Solar panels are installed at Wesley United Methodist Church in Yakima in 2016.

A new campaign encouraging adoption of solar-powered energy could soon be coming to Yakima.

A resolution on the Yakima City Council’s Tuesday agenda authorizes an agreement with Spark Northwest, a Seattle-based nonprofit founded in 2001 that supports local efforts for residents in Washington and Oregon to invest in solar energy.

Under the terms of the agreement, Spark Northwest would provide training and technical assistance to a volunteer committee of residents, who would ultimately choose and purchase a solar contractor through a formal public bidding process.

The group purchase would reduce the often-high upfront cost of installing residential solar systems.

The “Solarize Yakima” campaign would involve little, if any, out-of-pocket expenses for the city, City Manager Cliff Moore wrote. A grant from the U.S. Department of Energy, and distributed by the Washington State Department of Commerce, would cover the cost for the campaign, estimated at between $25,000 and $30,000.

City staff would, however, need to invest a moderate amount of time to help with recruitment, promotion and reservation of meeting space for the campaign, Moore noted.

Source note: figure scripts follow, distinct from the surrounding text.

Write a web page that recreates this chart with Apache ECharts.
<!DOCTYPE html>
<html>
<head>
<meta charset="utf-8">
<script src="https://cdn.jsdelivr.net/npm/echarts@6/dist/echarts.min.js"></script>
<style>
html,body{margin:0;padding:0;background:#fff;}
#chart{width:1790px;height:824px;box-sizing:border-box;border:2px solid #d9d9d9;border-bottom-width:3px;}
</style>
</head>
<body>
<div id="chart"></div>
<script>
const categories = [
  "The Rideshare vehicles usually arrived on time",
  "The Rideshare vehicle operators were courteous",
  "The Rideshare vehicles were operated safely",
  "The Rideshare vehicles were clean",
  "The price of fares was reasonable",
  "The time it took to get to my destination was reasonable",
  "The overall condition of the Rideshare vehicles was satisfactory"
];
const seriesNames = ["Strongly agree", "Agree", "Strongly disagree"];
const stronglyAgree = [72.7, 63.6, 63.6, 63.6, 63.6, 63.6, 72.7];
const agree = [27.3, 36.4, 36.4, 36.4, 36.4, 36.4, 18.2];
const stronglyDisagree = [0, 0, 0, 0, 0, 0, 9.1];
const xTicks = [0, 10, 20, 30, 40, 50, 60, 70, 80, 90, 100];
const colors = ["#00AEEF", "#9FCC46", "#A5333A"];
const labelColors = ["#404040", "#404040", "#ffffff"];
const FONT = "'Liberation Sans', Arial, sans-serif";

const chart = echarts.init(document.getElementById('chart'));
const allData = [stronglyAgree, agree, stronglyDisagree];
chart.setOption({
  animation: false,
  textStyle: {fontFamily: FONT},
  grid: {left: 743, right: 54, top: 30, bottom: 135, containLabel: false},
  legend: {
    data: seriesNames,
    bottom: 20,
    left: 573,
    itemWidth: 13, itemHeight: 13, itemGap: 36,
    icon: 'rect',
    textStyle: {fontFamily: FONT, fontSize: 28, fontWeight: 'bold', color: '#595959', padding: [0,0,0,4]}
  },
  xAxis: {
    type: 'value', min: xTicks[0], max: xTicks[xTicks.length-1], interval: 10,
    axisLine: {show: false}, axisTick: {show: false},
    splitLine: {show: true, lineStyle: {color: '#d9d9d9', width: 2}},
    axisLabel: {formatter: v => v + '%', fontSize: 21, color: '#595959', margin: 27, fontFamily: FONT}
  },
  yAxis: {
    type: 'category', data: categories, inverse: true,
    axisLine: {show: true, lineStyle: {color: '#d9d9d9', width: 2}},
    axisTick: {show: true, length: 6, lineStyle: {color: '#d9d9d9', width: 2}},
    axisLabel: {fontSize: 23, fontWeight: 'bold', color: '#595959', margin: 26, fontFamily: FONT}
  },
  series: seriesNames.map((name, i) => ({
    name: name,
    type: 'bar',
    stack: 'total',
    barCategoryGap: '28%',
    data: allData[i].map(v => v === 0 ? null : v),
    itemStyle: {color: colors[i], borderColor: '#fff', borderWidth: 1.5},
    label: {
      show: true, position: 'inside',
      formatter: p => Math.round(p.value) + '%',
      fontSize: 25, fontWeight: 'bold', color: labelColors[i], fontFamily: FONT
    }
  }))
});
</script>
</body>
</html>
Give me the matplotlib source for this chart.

The agreement outlines the various roles and responsibilities for the agencies involved. Spark Northwest would act as the overall campaign manager. The nonprofit would provide status reports, help community volunteers draft a formal request for a proposal for the bidding process, develop the campaign’s branding and website and work with the city of Yakima to market and distribute outreach materials.

The city would serve as the “face” of the campaign, helping to recruit volunteers to serve on the campaign committee, promoting the campaign through the city’s social media and communications platforms and providing meeting space.

The solar installation company selected by the volunteer committee would manage all site evaluations, work contracts and solar system installations for residents and businesses, provide customer service and maintain and keep current data about resident participation in the project.

The resolution notes that Solarize campaigns typically last about nine months. The agreement, if adopted by the council, would begin in July.